▸ **Work instructions**
Every record must be transcribed in its entirety, apart from the images, which are to be omitted.

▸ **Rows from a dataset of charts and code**
-=-=-
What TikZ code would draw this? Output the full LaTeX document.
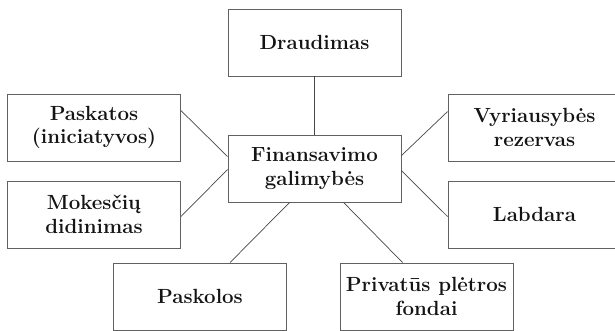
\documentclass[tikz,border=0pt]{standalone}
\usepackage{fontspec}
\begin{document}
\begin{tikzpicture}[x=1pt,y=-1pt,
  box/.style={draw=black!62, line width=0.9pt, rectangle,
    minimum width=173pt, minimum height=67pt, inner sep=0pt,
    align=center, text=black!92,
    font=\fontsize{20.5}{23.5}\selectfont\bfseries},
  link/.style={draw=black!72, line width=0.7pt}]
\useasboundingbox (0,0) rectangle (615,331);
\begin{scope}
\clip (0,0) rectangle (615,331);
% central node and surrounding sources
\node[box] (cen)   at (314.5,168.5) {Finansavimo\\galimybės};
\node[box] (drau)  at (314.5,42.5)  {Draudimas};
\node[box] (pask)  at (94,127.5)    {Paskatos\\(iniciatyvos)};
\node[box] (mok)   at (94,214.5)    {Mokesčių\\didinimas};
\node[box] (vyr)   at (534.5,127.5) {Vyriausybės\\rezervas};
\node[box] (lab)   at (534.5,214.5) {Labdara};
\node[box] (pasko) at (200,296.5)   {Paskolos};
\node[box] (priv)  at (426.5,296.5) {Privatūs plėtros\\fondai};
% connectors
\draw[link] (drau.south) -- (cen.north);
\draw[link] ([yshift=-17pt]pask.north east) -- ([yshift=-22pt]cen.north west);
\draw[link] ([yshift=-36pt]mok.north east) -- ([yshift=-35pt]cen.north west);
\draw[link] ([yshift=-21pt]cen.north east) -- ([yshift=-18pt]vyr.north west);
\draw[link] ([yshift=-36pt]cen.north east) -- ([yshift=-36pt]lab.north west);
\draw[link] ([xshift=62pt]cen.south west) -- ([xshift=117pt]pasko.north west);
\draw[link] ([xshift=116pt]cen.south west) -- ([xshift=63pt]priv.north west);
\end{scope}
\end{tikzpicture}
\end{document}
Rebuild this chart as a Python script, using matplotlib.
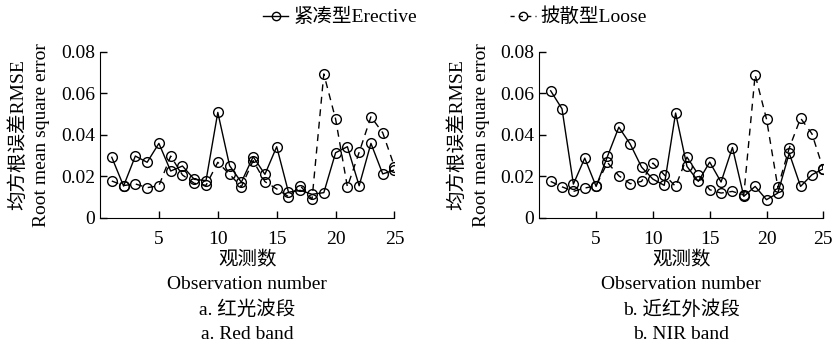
-=-=-
▸ **Solution to this problem**
What TikZ code would draw this? Output the full LaTeX document.
\documentclass[tikz,border=0pt]{standalone}
\usepackage{fontspec}
\begin{document}
\begin{tikzpicture}[x=1pt,y=-1pt,
  box/.style={draw=black!62, line width=0.9pt, rectangle,
    minimum width=173pt, minimum height=67pt, inner sep=0pt,
    align=center, text=black!92,
    font=\fontsize{20.5}{23.5}\selectfont\bfseries},
  link/.style={draw=black!72, line width=0.7pt}]
\useasboundingbox (0,0) rectangle (615,331);
\begin{scope}
\clip (0,0) rectangle (615,331);
% central node and surrounding sources
\node[box] (cen)   at (314.5,168.5) {Finansavimo\\galimybės};
\node[box] (drau)  at (314.5,42.5)  {Draudimas};
\node[box] (pask)  at (94,127.5)    {Paskatos\\(iniciatyvos)};
\node[box] (mok)   at (94,214.5)    {Mokesčių\\didinimas};
\node[box] (vyr)   at (534.5,127.5) {Vyriausybės\\rezervas};
\node[box] (lab)   at (534.5,214.5) {Labdara};
\node[box] (pasko) at (200,296.5)   {Paskolos};
\node[box] (priv)  at (426.5,296.5) {Privatūs plėtros\\fondai};
% connectors
\draw[link] (drau.south) -- (cen.north);
\draw[link] ([yshift=-17pt]pask.north east) -- ([yshift=-22pt]cen.north west);
\draw[link] ([yshift=-36pt]mok.north east) -- ([yshift=-35pt]cen.north west);
\draw[link] ([yshift=-21pt]cen.north east) -- ([yshift=-18pt]vyr.north west);
\draw[link] ([yshift=-36pt]cen.north east) -- ([yshift=-36pt]lab.north west);
\draw[link] ([xshift=62pt]cen.south west) -- ([xshift=117pt]pasko.north west);
\draw[link] ([xshift=116pt]cen.south west) -- ([xshift=63pt]priv.north west);
\end{scope}
\end{tikzpicture}
\end{document}
Rebuild this chart as a Python script, using matplotlib.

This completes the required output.